If you have multiple cards, the math gets more complicated but the principle stays the same. The debt avalanche method — targeting the highest-interest balance first with all extra payment capacity, while paying minimums on everything else — minimizes total interest mathematically. The debt snowball (smallest balance first) costs more in interest but provides psychological momentum that helps some people stay on track. Both beat minimum payments by years and thousands of dollars.

One Thing the Banks Definitely Don't Want You to Use

Free debt payoff calculators online let you plug in your balance, interest rate, and a target payoff date — and spit out exactly what fixed monthly payment you need. You can also work backward: put in an amount you can afford and see the actual payoff timeline. Doing this exercise with real numbers from your own statements tends to be clarifying in the way that a cold shower is clarifying. Not comfortable, but you're suddenly very awake.

Run those numbers. Then look at what your minimum payment is.
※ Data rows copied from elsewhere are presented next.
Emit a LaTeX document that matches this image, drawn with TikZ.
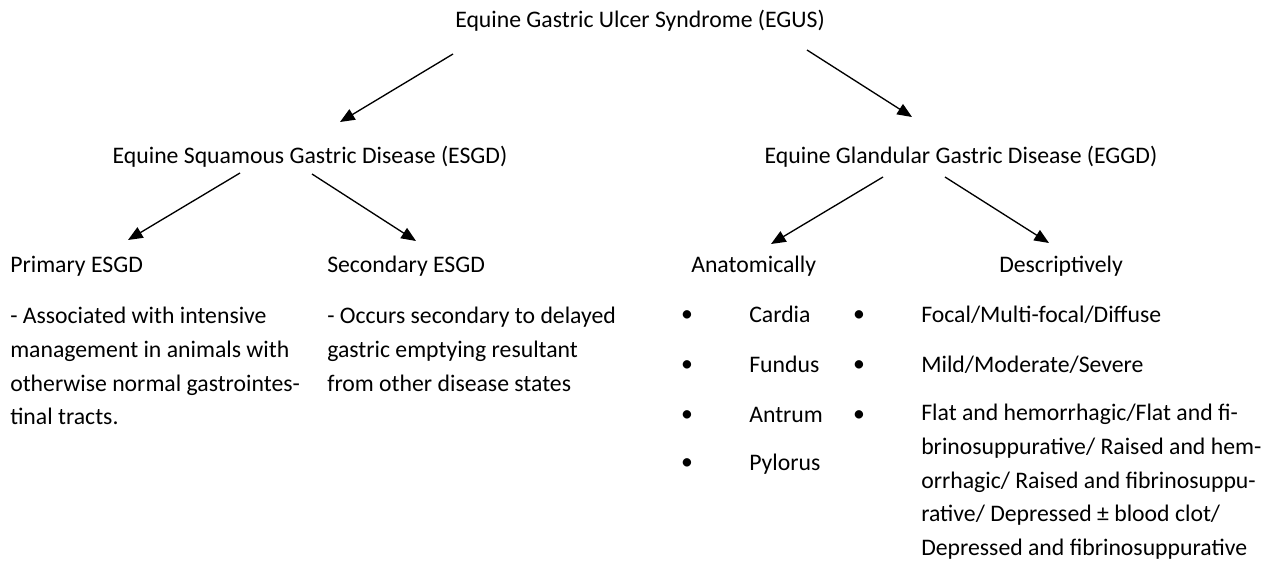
\documentclass[tikz,border=0pt]{standalone}
\usepackage{fontspec}
\setmainfont{Carlito}
\usetikzlibrary{arrows.meta}
\begin{document}
\begin{tikzpicture}[x=0.75pt,y=-0.75pt,
  lbl/.style={inner sep=0pt, font=\fontsize{17.8}{25.3}\selectfont, anchor=base west},
  para/.style={lbl, align=left, anchor=north west},
  bul/.style={inner sep=0pt, font=\fontsize{17.8}{25.3}\selectfont, anchor=center},
  arr/.style={-{Triangle[length=11pt,width=9pt]}, line width=1pt},
]
\useasboundingbox (0,0) rectangle (1277,568);
% level 0
\node[lbl, anchor=base] (egus) at (640,27) {Equine Gastric Ulcer Syndrome (EGUS)};
% level 1
\node[lbl, anchor=base] (esgd) at (310,163) {Equine Squamous Gastric Disease (ESGD)};
\node[lbl, anchor=base] (eggd) at (961,163) {Equine Glandular Gastric Disease (EGGD)};
% level 2
\node[lbl] (prim) at (10,272) {Primary ESGD};
\node[lbl] (sec) at (327,272) {Secondary ESGD};
\node[lbl] (anat) at (691,272) {Anatomically};
\node[lbl] (desc) at (999,272) {Descriptively};
% paragraphs
\node[para] (primtxt) at (10,307) {- Associated with intensive\\management in animals with\\otherwise normal gastrointes-\\tinal tracts.};
\node[para] (sectxt) at (327,307) {- Occurs secondary to delayed\\gastric emptying resultant\\from other disease states};
% anatomical list
\node[bul] (b1) at (687,316) {•};
\node[bul] (b2) at (687,366) {•};
\node[bul] (b3) at (687,416) {•};
\node[bul] (b4) at (687,464) {•};
\node[lbl] (cardia) at (749,322) {Cardia};
\node[lbl] (fundus) at (749,372) {Fundus};
\node[lbl] (antrum) at (749,422) {Antrum};
\node[lbl] (pylorus) at (749,470) {Pylorus};
% descriptive list
\node[bul] (c1) at (859,316) {•};
\node[bul] (c2) at (859,366) {•};
\node[bul] (c3) at (859,416) {•};
\node[lbl] (focal) at (921,322) {Focal/Multi-focal/Diffuse};
\node[lbl] (mild) at (921,372) {Mild/Moderate/Severe};
\node[para] (flat) at (921,404) {Flat and hemorrhagic/Flat and fi-\\brinosuppurative/ Raised and hem-\\orrhagic/ Raised and fibrinosuppu-\\rative/ Depressed ± blood clot/\\Depressed and fibrinosuppurative};
% arrow end points
\coordinate (egus-l) at (453,54);
\coordinate (esgd-t) at (340,122);
\coordinate (egus-r) at (807,50);
\coordinate (eggd-t) at (912,117);
\coordinate (esgd-l) at (240,173);
\coordinate (prim-t) at (128,240);
\coordinate (esgd-r) at (312,174);
\coordinate (sec-t) at (416,241);
\coordinate (eggd-l) at (883,177);
\coordinate (anat-t) at (771,244);
\coordinate (eggd-r) at (945,177);
\coordinate (desc-t) at (1049,243);
\draw[arr] (egus-l) -- (esgd-t);
\draw[arr] (egus-r) -- (eggd-t);
\draw[arr] (esgd-l) -- (prim-t);
\draw[arr] (esgd-r) -- (sec-t);
\draw[arr] (eggd-l) -- (anat-t);
\draw[arr] (eggd-r) -- (desc-t);
\end{tikzpicture}
\end{document}
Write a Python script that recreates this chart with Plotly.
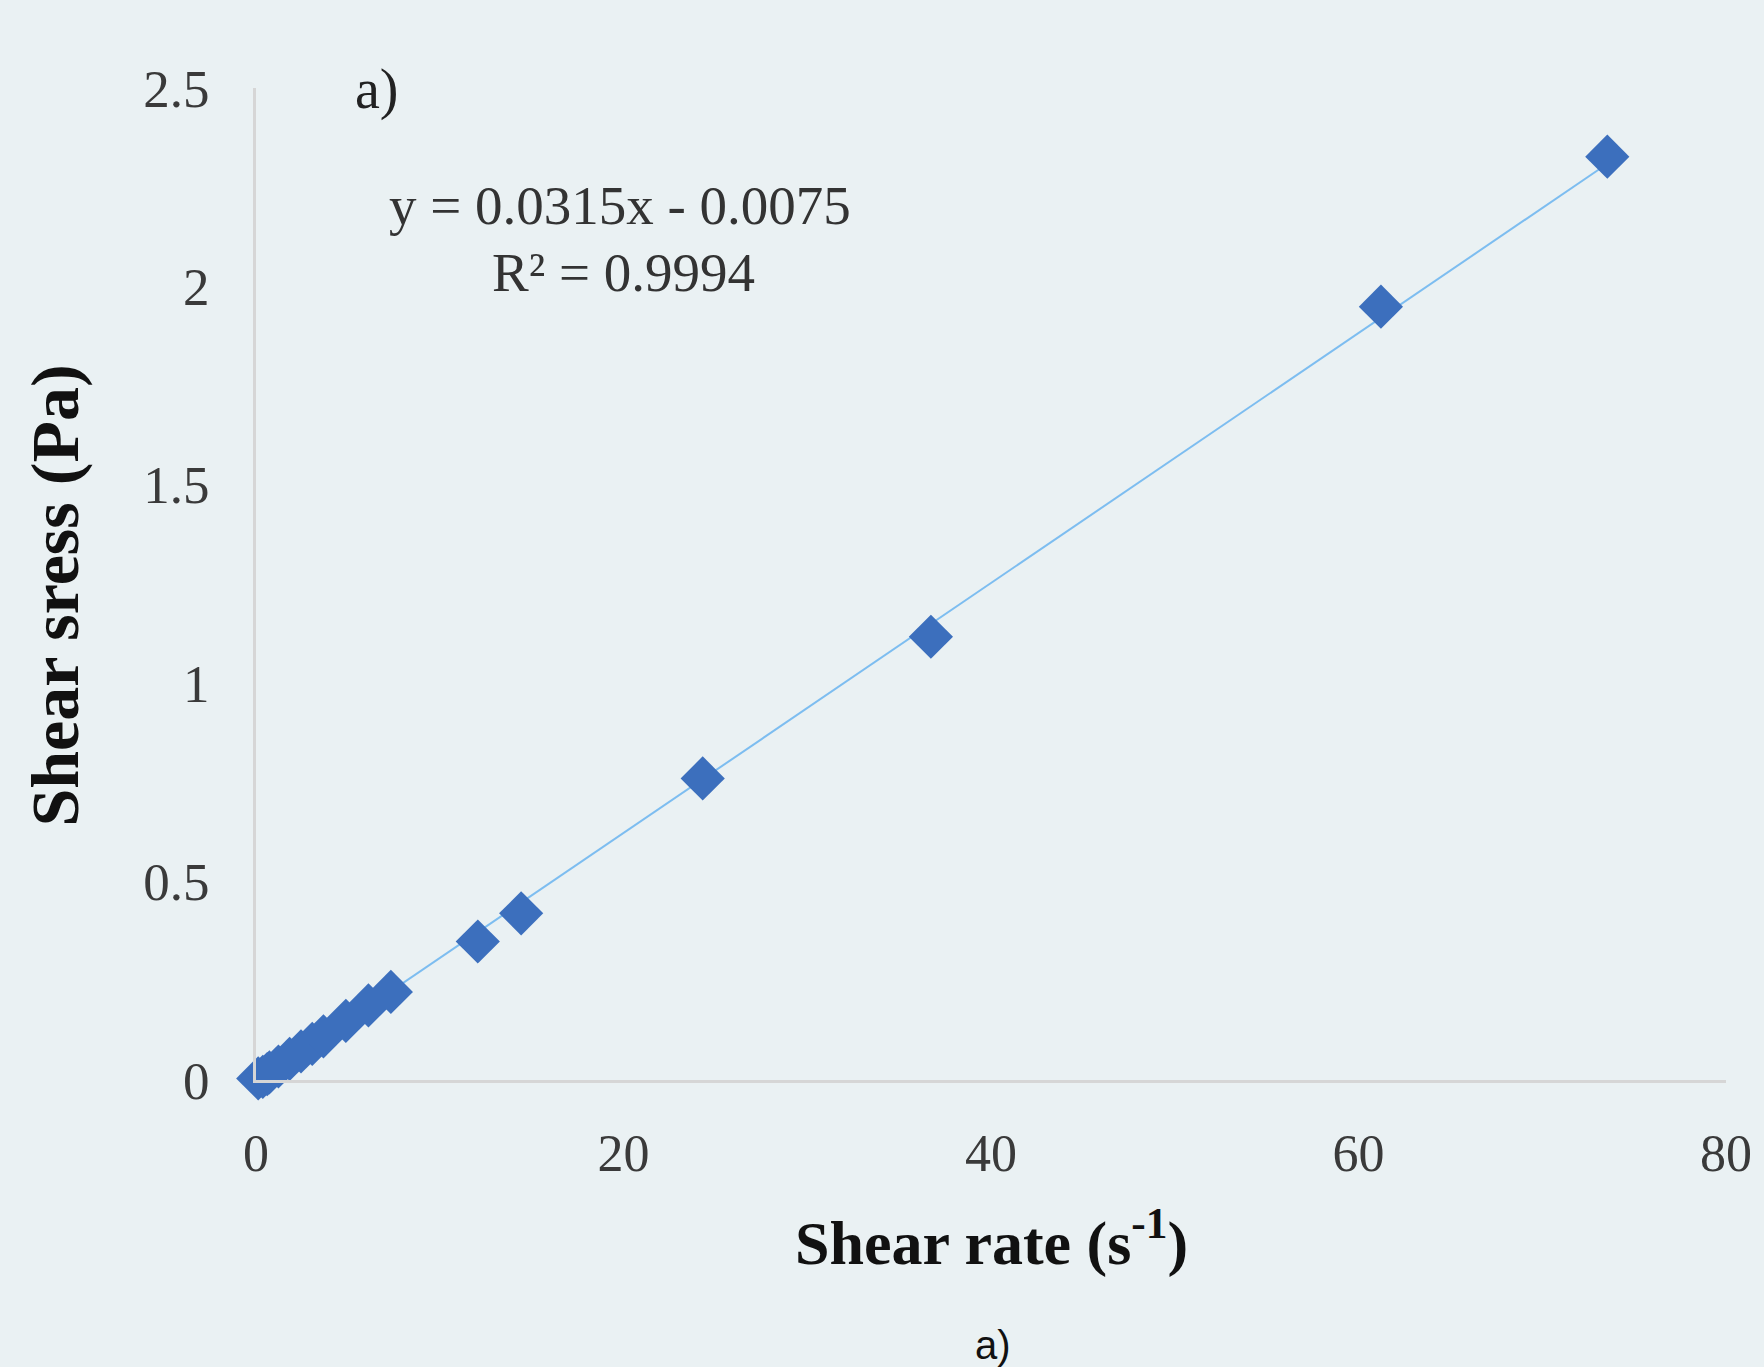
import plotly.graph_objects as go

# Data
shear_rate = [0.12, 0.37, 0.61, 0.73, 1.22, 1.83, 2.45, 3.06, 3.67, 4.89, 6.12, 7.34,
              12.07, 14.43, 24.31, 36.73, 61.22, 73.54]
shear_stress = [0.004, 0.008, 0.015, 0.019, 0.034, 0.053, 0.072, 0.091, 0.110, 0.149,
                0.188, 0.222, 0.349, 0.420, 0.760, 1.117, 1.949, 2.327]

slope = 0.0315
intercept = -0.0075
r_squared = 0.9994

x_ticks = [0, 20, 40, 60, 80]
y_ticks = [0, 0.5, 1, 1.5, 2, 2.5]
y_tick_text = ["0", "0.5", "1", "1.5", "2", "2.5"]

BG = "#eaf1f3"
SERIF = "Liberation Serif, Times New Roman, serif"

trend_x = [min(shear_rate), max(shear_rate)]
trend_y = [slope * v + intercept for v in trend_x]

fig = go.Figure()
fig.add_trace(go.Scatter(
    x=trend_x, y=trend_y, mode="lines",
    line=dict(color="#7dbdf0", width=2),
    hoverinfo="skip", showlegend=False, cliponaxis=False,
))
fig.add_trace(go.Scatter(
    x=shear_rate, y=shear_stress, mode="markers",
    marker=dict(symbol="diamond", size=34, color="#3c6fbd", line=dict(width=0)),
    showlegend=False, cliponaxis=False,
))

fig.update_layout(
    width=1764, height=1367,
    paper_bgcolor=BG, plot_bgcolor=BG,
    margin=dict(l=256, r=34, t=88, b=287),
    font=dict(family=SERIF, color="#333333"),
    xaxis=dict(
        range=[0, 80], tickvals=x_ticks, showgrid=False, zeroline=False,
        showline=True, linecolor="#d6d6d6", linewidth=3,
        ticks="", ticklabelstandoff=26,
        tickfont=dict(family=SERIF, size=52, color="#3a3a3a"),
    ),
    yaxis=dict(
        range=[0, 2.5], tickvals=y_ticks, ticktext=y_tick_text,
        showgrid=False, zeroline=False,
        showline=True, linecolor="#d6d6d6", linewidth=3,
        ticks="", ticklabelstandoff=33,
        tickfont=dict(family=SERIF, size=53, color="#3a3a3a"),
    ),
    annotations=[
        dict(text="<b>Shear rate (s<sup>-1</sup>)</b>", xref="paper", yref="paper",
             x=0.5, y=-0.16, xanchor="center", yanchor="middle", showarrow=False,
             font=dict(family=SERIF, size=62, color="#111111")),
        dict(text="<b>Shear sress (Pa)</b>", xref="paper", yref="paper",
             x=-0.137, y=0.488, xanchor="center", yanchor="middle", showarrow=False,
             textangle=-90, font=dict(family=SERIF, size=68, color="#111111")),
        dict(text=f"y = {slope}x - {abs(intercept)}", xref="paper", yref="paper",
             x=0.2476, y=0.882, xanchor="center", yanchor="middle", showarrow=False,
             font=dict(family=SERIF, size=55, color="#333333")),
        dict(text=f"R² = {r_squared}", xref="paper", yref="paper",
             x=0.2497, y=0.8145, xanchor="center", yanchor="middle", showarrow=False,
             font=dict(family=SERIF, size=55, color="#333333")),
        dict(text="a)", xref="paper", yref="paper",
             x=0.082, y=0.998, xanchor="center", yanchor="middle", showarrow=False,
             font=dict(family=SERIF, size=56, color="#222222")),
        dict(text="a)", xref="paper", yref="paper",
             x=0.5015, y=-0.267, xanchor="center", yanchor="middle", showarrow=False,
             font=dict(family="Liberation Sans, Arial, sans-serif", size=40, color="#111111")),
    ],
)

fig.write_html(
    "out.html",
    config={"displayModeBar": False},
    post_script="document.body.style.margin='0';document.body.style.overflow='hidden';",
)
The distance between those two figures is a measure of how much the current arrangement is working in someone else's favor.

The Broader Point

None of this means credit cards are evil. They're a financial tool, and like most tools, they work great when you understand how they actually function. A card paid in full every month costs you nothing in interest and might earn you rewards. That's a fine arrangement.

The problem is that the product is designed with the assumption — built into the fee structure, the minimum payment formula, the statement layout — that many people won't pay in full. The minimum payment exists to serve customers who need a lifeline in a difficult month. But it was calibrated to be so low that treating it as a regular strategy becomes extraordinarily expensive over time.

That's the trap. Not a dramatic scheme — just a small number printed on a statement, month after month, that keeps the meter running for decades if you let it.

Knowing how it's built is the first step to not getting caught in it.